Each line that follows is to be retyped exactly.

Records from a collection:
• • • • •
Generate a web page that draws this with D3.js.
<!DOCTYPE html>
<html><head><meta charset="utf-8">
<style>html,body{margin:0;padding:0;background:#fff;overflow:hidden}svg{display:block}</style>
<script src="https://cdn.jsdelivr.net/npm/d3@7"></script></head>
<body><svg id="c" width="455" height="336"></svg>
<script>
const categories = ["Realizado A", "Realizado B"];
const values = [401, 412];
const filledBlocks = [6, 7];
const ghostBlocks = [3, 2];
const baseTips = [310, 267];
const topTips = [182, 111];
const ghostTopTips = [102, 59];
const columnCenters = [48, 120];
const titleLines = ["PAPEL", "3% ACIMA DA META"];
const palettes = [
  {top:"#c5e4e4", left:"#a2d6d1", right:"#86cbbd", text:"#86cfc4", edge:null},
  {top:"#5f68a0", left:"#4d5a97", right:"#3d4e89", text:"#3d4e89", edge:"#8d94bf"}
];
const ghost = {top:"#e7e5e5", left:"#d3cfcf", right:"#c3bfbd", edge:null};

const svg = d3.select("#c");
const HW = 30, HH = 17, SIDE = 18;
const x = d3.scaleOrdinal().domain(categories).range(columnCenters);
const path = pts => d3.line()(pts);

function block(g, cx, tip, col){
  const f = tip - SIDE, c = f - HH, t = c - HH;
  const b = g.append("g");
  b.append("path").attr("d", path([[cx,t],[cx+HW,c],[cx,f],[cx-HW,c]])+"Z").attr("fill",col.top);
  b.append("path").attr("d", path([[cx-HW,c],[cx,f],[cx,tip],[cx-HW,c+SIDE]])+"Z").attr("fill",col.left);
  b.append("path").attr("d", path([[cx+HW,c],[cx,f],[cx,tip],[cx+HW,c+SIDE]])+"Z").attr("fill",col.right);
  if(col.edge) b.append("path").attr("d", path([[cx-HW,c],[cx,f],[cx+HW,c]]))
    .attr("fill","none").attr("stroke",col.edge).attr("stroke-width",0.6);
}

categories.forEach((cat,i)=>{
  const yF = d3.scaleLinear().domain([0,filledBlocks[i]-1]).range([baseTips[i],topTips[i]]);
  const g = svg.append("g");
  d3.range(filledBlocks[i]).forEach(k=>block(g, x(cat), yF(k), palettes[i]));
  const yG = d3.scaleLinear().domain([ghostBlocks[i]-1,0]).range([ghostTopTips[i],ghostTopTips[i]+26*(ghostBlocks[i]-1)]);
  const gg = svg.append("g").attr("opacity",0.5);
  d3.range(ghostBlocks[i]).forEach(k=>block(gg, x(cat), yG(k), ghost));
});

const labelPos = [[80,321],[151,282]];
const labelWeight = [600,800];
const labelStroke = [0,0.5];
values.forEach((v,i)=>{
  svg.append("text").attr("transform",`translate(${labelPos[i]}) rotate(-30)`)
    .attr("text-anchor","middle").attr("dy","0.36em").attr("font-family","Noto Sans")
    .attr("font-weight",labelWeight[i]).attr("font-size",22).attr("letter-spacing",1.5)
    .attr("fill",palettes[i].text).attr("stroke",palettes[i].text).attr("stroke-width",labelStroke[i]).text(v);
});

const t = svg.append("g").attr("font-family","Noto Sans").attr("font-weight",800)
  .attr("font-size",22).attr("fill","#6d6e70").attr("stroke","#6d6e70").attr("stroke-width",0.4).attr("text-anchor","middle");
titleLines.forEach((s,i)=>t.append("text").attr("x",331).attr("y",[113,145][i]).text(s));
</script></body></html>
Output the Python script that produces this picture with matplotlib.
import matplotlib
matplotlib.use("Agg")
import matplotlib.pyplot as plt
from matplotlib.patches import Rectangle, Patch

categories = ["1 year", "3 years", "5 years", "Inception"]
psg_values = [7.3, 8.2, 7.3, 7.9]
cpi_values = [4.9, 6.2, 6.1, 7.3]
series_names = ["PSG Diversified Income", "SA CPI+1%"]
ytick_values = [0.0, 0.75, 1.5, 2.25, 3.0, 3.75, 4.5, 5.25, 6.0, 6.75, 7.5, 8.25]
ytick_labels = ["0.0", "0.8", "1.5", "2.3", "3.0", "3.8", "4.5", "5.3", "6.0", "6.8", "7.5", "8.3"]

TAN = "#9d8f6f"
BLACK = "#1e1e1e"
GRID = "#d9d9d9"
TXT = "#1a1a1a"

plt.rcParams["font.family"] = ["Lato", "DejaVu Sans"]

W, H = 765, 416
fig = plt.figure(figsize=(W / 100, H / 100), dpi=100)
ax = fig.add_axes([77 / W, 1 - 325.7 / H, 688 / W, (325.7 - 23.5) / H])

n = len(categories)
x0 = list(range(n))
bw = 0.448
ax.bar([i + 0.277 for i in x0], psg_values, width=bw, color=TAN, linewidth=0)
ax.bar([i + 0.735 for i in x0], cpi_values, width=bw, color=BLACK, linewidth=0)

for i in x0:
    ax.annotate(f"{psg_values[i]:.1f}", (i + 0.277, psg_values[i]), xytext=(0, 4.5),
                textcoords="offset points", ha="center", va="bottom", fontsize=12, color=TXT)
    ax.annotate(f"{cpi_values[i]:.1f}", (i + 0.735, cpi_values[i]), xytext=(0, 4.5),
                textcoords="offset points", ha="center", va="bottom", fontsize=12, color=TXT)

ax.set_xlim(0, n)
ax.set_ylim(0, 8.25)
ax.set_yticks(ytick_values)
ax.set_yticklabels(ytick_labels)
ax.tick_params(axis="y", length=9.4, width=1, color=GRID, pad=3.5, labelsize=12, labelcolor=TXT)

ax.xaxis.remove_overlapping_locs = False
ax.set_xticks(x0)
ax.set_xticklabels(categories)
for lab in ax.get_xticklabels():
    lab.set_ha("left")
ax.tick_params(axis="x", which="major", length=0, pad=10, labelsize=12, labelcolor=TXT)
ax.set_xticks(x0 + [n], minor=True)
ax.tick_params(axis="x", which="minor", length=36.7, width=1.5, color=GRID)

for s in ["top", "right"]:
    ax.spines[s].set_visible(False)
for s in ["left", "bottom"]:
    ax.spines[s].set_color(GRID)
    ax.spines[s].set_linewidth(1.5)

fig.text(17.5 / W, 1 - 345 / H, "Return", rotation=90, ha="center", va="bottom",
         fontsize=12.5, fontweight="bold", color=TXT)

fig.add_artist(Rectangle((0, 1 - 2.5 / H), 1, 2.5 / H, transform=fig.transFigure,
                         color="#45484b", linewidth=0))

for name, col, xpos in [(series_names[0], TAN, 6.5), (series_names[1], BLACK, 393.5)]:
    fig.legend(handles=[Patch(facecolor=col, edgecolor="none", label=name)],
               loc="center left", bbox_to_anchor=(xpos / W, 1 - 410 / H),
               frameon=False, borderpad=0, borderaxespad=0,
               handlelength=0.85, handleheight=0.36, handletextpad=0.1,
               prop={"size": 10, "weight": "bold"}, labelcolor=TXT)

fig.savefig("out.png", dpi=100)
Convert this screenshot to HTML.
• • • • •
**COMPLETED TASK:**
Generate a web page that draws this with D3.js.
<!DOCTYPE html>
<html><head><meta charset="utf-8">
<style>html,body{margin:0;padding:0;background:#fff;overflow:hidden}svg{display:block}</style>
<script src="https://cdn.jsdelivr.net/npm/d3@7"></script></head>
<body><svg id="c" width="455" height="336"></svg>
<script>
const categories = ["Realizado A", "Realizado B"];
const values = [401, 412];
const filledBlocks = [6, 7];
const ghostBlocks = [3, 2];
const baseTips = [310, 267];
const topTips = [182, 111];
const ghostTopTips = [102, 59];
const columnCenters = [48, 120];
const titleLines = ["PAPEL", "3% ACIMA DA META"];
const palettes = [
  {top:"#c5e4e4", left:"#a2d6d1", right:"#86cbbd", text:"#86cfc4", edge:null},
  {top:"#5f68a0", left:"#4d5a97", right:"#3d4e89", text:"#3d4e89", edge:"#8d94bf"}
];
const ghost = {top:"#e7e5e5", left:"#d3cfcf", right:"#c3bfbd", edge:null};

const svg = d3.select("#c");
const HW = 30, HH = 17, SIDE = 18;
const x = d3.scaleOrdinal().domain(categories).range(columnCenters);
const path = pts => d3.line()(pts);

function block(g, cx, tip, col){
  const f = tip - SIDE, c = f - HH, t = c - HH;
  const b = g.append("g");
  b.append("path").attr("d", path([[cx,t],[cx+HW,c],[cx,f],[cx-HW,c]])+"Z").attr("fill",col.top);
  b.append("path").attr("d", path([[cx-HW,c],[cx,f],[cx,tip],[cx-HW,c+SIDE]])+"Z").attr("fill",col.left);
  b.append("path").attr("d", path([[cx+HW,c],[cx,f],[cx,tip],[cx+HW,c+SIDE]])+"Z").attr("fill",col.right);
  if(col.edge) b.append("path").attr("d", path([[cx-HW,c],[cx,f],[cx+HW,c]]))
    .attr("fill","none").attr("stroke",col.edge).attr("stroke-width",0.6);
}

categories.forEach((cat,i)=>{
  const yF = d3.scaleLinear().domain([0,filledBlocks[i]-1]).range([baseTips[i],topTips[i]]);
  const g = svg.append("g");
  d3.range(filledBlocks[i]).forEach(k=>block(g, x(cat), yF(k), palettes[i]));
  const yG = d3.scaleLinear().domain([ghostBlocks[i]-1,0]).range([ghostTopTips[i],ghostTopTips[i]+26*(ghostBlocks[i]-1)]);
  const gg = svg.append("g").attr("opacity",0.5);
  d3.range(ghostBlocks[i]).forEach(k=>block(gg, x(cat), yG(k), ghost));
});

const labelPos = [[80,321],[151,282]];
const labelWeight = [600,800];
const labelStroke = [0,0.5];
values.forEach((v,i)=>{
  svg.append("text").attr("transform",`translate(${labelPos[i]}) rotate(-30)`)
    .attr("text-anchor","middle").attr("dy","0.36em").attr("font-family","Noto Sans")
    .attr("font-weight",labelWeight[i]).attr("font-size",22).attr("letter-spacing",1.5)
    .attr("fill",palettes[i].text).attr("stroke",palettes[i].text).attr("stroke-width",labelStroke[i]).text(v);
});

const t = svg.append("g").attr("font-family","Noto Sans").attr("font-weight",800)
  .attr("font-size",22).attr("fill","#6d6e70").attr("stroke","#6d6e70").attr("stroke-width",0.4).attr("text-anchor","middle");
titleLines.forEach((s,i)=>t.append("text").attr("x",331).attr("y",[113,145][i]).text(s));
</script></body></html>
Output the Python script that produces this picture with matplotlib.
import matplotlib
matplotlib.use("Agg")
import matplotlib.pyplot as plt
from matplotlib.patches import Rectangle, Patch

categories = ["1 year", "3 years", "5 years", "Inception"]
psg_values = [7.3, 8.2, 7.3, 7.9]
cpi_values = [4.9, 6.2, 6.1, 7.3]
series_names = ["PSG Diversified Income", "SA CPI+1%"]
ytick_values = [0.0, 0.75, 1.5, 2.25, 3.0, 3.75, 4.5, 5.25, 6.0, 6.75, 7.5, 8.25]
ytick_labels = ["0.0", "0.8", "1.5", "2.3", "3.0", "3.8", "4.5", "5.3", "6.0", "6.8", "7.5", "8.3"]

TAN = "#9d8f6f"
BLACK = "#1e1e1e"
GRID = "#d9d9d9"
TXT = "#1a1a1a"

plt.rcParams["font.family"] = ["Lato", "DejaVu Sans"]

W, H = 765, 416
fig = plt.figure(figsize=(W / 100, H / 100), dpi=100)
ax = fig.add_axes([77 / W, 1 - 325.7 / H, 688 / W, (325.7 - 23.5) / H])

n = len(categories)
x0 = list(range(n))
bw = 0.448
ax.bar([i + 0.277 for i in x0], psg_values, width=bw, color=TAN, linewidth=0)
ax.bar([i + 0.735 for i in x0], cpi_values, width=bw, color=BLACK, linewidth=0)

for i in x0:
    ax.annotate(f"{psg_values[i]:.1f}", (i + 0.277, psg_values[i]), xytext=(0, 4.5),
                textcoords="offset points", ha="center", va="bottom", fontsize=12, color=TXT)
    ax.annotate(f"{cpi_values[i]:.1f}", (i + 0.735, cpi_values[i]), xytext=(0, 4.5),
                textcoords="offset points", ha="center", va="bottom", fontsize=12, color=TXT)

ax.set_xlim(0, n)
ax.set_ylim(0, 8.25)
ax.set_yticks(ytick_values)
ax.set_yticklabels(ytick_labels)
ax.tick_params(axis="y", length=9.4, width=1, color=GRID, pad=3.5, labelsize=12, labelcolor=TXT)

ax.xaxis.remove_overlapping_locs = False
ax.set_xticks(x0)
ax.set_xticklabels(categories)
for lab in ax.get_xticklabels():
    lab.set_ha("left")
ax.tick_params(axis="x", which="major", length=0, pad=10, labelsize=12, labelcolor=TXT)
ax.set_xticks(x0 + [n], minor=True)
ax.tick_params(axis="x", which="minor", length=36.7, width=1.5, color=GRID)

for s in ["top", "right"]:
    ax.spines[s].set_visible(False)
for s in ["left", "bottom"]:
    ax.spines[s].set_color(GRID)
    ax.spines[s].set_linewidth(1.5)

fig.text(17.5 / W, 1 - 345 / H, "Return", rotation=90, ha="center", va="bottom",
         fontsize=12.5, fontweight="bold", color=TXT)

fig.add_artist(Rectangle((0, 1 - 2.5 / H), 1, 2.5 / H, transform=fig.transFigure,
                         color="#45484b", linewidth=0))

for name, col, xpos in [(series_names[0], TAN, 6.5), (series_names[1], BLACK, 393.5)]:
    fig.legend(handles=[Patch(facecolor=col, edgecolor="none", label=name)],
               loc="center left", bbox_to_anchor=(xpos / W, 1 - 410 / H),
               frameon=False, borderpad=0, borderaxespad=0,
               handlelength=0.85, handleheight=0.36, handletextpad=0.1,
               prop={"size": 10, "weight": "bold"}, labelcolor=TXT)

fig.savefig("out.png", dpi=100)
Convert this screenshot to HTML.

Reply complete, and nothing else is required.